Everything in the data should be repeated exactly, save for the images.

════

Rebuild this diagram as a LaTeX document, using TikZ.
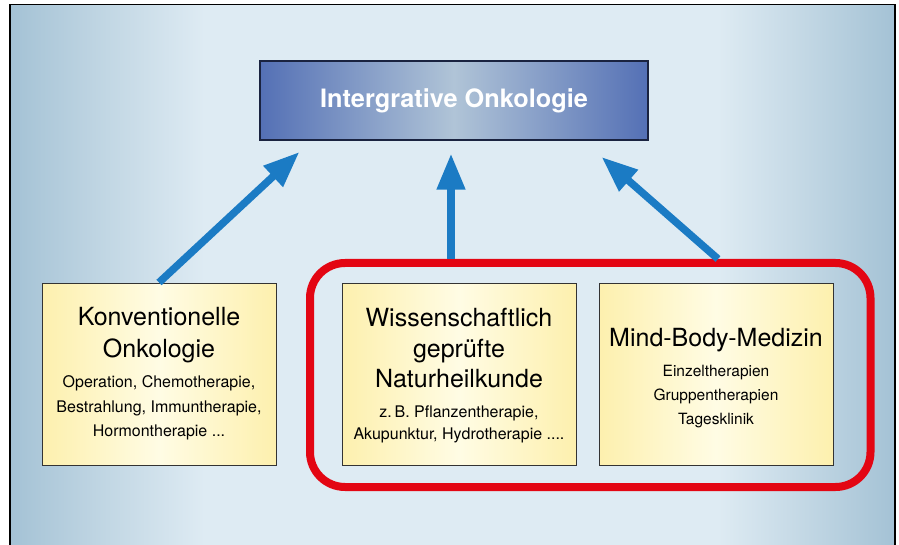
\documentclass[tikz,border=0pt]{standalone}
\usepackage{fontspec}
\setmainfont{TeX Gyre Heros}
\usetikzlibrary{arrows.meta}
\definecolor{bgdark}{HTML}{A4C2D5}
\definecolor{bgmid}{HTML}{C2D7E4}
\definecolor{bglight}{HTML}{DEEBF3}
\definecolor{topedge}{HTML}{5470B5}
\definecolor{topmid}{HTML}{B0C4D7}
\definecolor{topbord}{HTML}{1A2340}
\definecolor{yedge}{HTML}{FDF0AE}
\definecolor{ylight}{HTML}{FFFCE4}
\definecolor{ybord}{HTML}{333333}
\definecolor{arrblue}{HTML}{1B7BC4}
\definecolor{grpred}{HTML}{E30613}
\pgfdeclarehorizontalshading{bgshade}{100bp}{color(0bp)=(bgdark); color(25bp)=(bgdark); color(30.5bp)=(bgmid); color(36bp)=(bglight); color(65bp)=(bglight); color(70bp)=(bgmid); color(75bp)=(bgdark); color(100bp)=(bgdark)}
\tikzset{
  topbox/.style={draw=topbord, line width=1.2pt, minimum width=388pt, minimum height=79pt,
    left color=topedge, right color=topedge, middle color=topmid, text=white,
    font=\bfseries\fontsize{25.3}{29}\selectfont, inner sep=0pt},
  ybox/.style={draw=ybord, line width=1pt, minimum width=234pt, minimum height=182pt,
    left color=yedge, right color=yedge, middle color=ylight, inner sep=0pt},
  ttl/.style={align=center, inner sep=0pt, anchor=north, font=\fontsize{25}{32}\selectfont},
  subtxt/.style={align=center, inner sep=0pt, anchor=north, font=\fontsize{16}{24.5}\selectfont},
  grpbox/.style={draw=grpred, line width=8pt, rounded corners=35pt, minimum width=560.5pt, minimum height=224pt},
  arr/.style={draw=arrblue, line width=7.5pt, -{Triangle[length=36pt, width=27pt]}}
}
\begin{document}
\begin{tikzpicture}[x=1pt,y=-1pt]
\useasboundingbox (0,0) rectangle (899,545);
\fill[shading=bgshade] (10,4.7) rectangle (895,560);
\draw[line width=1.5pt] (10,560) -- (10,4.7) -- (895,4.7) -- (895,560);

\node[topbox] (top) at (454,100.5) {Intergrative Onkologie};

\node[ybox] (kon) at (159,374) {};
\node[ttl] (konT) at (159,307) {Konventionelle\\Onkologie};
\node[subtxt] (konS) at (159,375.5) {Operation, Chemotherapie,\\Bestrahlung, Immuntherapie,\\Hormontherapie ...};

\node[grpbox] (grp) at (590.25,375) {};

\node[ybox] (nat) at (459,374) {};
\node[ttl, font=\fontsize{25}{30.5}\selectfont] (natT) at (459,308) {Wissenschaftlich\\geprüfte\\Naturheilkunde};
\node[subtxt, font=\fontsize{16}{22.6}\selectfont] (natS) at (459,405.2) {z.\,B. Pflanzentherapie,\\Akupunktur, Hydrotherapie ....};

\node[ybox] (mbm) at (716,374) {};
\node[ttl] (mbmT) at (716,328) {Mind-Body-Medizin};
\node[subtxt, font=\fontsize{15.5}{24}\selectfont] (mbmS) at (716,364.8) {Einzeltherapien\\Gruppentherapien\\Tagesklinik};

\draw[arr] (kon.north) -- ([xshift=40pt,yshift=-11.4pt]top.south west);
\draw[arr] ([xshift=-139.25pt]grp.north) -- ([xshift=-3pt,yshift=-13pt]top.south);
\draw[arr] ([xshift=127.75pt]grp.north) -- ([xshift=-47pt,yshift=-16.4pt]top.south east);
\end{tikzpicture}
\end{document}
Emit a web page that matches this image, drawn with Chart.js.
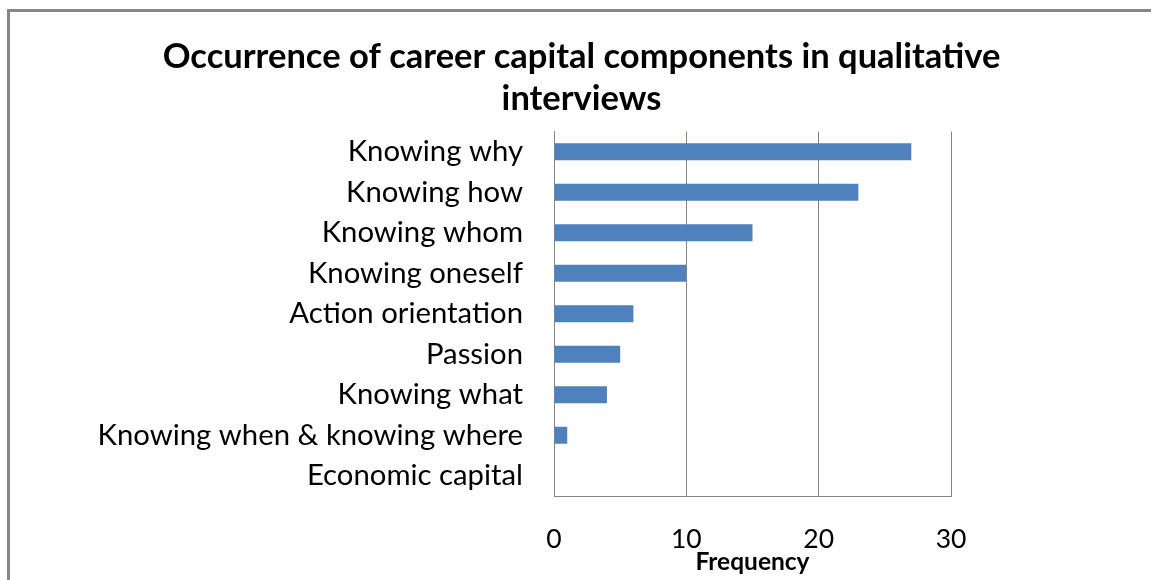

════

* **Result**:
Rebuild this diagram as a LaTeX document, using TikZ.
\documentclass[tikz,border=0pt]{standalone}
\usepackage{fontspec}
\setmainfont{TeX Gyre Heros}
\usetikzlibrary{arrows.meta}
\definecolor{bgdark}{HTML}{A4C2D5}
\definecolor{bgmid}{HTML}{C2D7E4}
\definecolor{bglight}{HTML}{DEEBF3}
\definecolor{topedge}{HTML}{5470B5}
\definecolor{topmid}{HTML}{B0C4D7}
\definecolor{topbord}{HTML}{1A2340}
\definecolor{yedge}{HTML}{FDF0AE}
\definecolor{ylight}{HTML}{FFFCE4}
\definecolor{ybord}{HTML}{333333}
\definecolor{arrblue}{HTML}{1B7BC4}
\definecolor{grpred}{HTML}{E30613}
\pgfdeclarehorizontalshading{bgshade}{100bp}{color(0bp)=(bgdark); color(25bp)=(bgdark); color(30.5bp)=(bgmid); color(36bp)=(bglight); color(65bp)=(bglight); color(70bp)=(bgmid); color(75bp)=(bgdark); color(100bp)=(bgdark)}
\tikzset{
  topbox/.style={draw=topbord, line width=1.2pt, minimum width=388pt, minimum height=79pt,
    left color=topedge, right color=topedge, middle color=topmid, text=white,
    font=\bfseries\fontsize{25.3}{29}\selectfont, inner sep=0pt},
  ybox/.style={draw=ybord, line width=1pt, minimum width=234pt, minimum height=182pt,
    left color=yedge, right color=yedge, middle color=ylight, inner sep=0pt},
  ttl/.style={align=center, inner sep=0pt, anchor=north, font=\fontsize{25}{32}\selectfont},
  subtxt/.style={align=center, inner sep=0pt, anchor=north, font=\fontsize{16}{24.5}\selectfont},
  grpbox/.style={draw=grpred, line width=8pt, rounded corners=35pt, minimum width=560.5pt, minimum height=224pt},
  arr/.style={draw=arrblue, line width=7.5pt, -{Triangle[length=36pt, width=27pt]}}
}
\begin{document}
\begin{tikzpicture}[x=1pt,y=-1pt]
\useasboundingbox (0,0) rectangle (899,545);
\fill[shading=bgshade] (10,4.7) rectangle (895,560);
\draw[line width=1.5pt] (10,560) -- (10,4.7) -- (895,4.7) -- (895,560);

\node[topbox] (top) at (454,100.5) {Intergrative Onkologie};

\node[ybox] (kon) at (159,374) {};
\node[ttl] (konT) at (159,307) {Konventionelle\\Onkologie};
\node[subtxt] (konS) at (159,375.5) {Operation, Chemotherapie,\\Bestrahlung, Immuntherapie,\\Hormontherapie ...};

\node[grpbox] (grp) at (590.25,375) {};

\node[ybox] (nat) at (459,374) {};
\node[ttl, font=\fontsize{25}{30.5}\selectfont] (natT) at (459,308) {Wissenschaftlich\\geprüfte\\Naturheilkunde};
\node[subtxt, font=\fontsize{16}{22.6}\selectfont] (natS) at (459,405.2) {z.\,B. Pflanzentherapie,\\Akupunktur, Hydrotherapie ....};

\node[ybox] (mbm) at (716,374) {};
\node[ttl] (mbmT) at (716,328) {Mind-Body-Medizin};
\node[subtxt, font=\fontsize{15.5}{24}\selectfont] (mbmS) at (716,364.8) {Einzeltherapien\\Gruppentherapien\\Tagesklinik};

\draw[arr] (kon.north) -- ([xshift=40pt,yshift=-11.4pt]top.south west);
\draw[arr] ([xshift=-139.25pt]grp.north) -- ([xshift=-3pt,yshift=-13pt]top.south);
\draw[arr] ([xshift=127.75pt]grp.north) -- ([xshift=-47pt,yshift=-16.4pt]top.south east);
\end{tikzpicture}
\end{document}
Emit a web page that matches this image, drawn with Chart.js.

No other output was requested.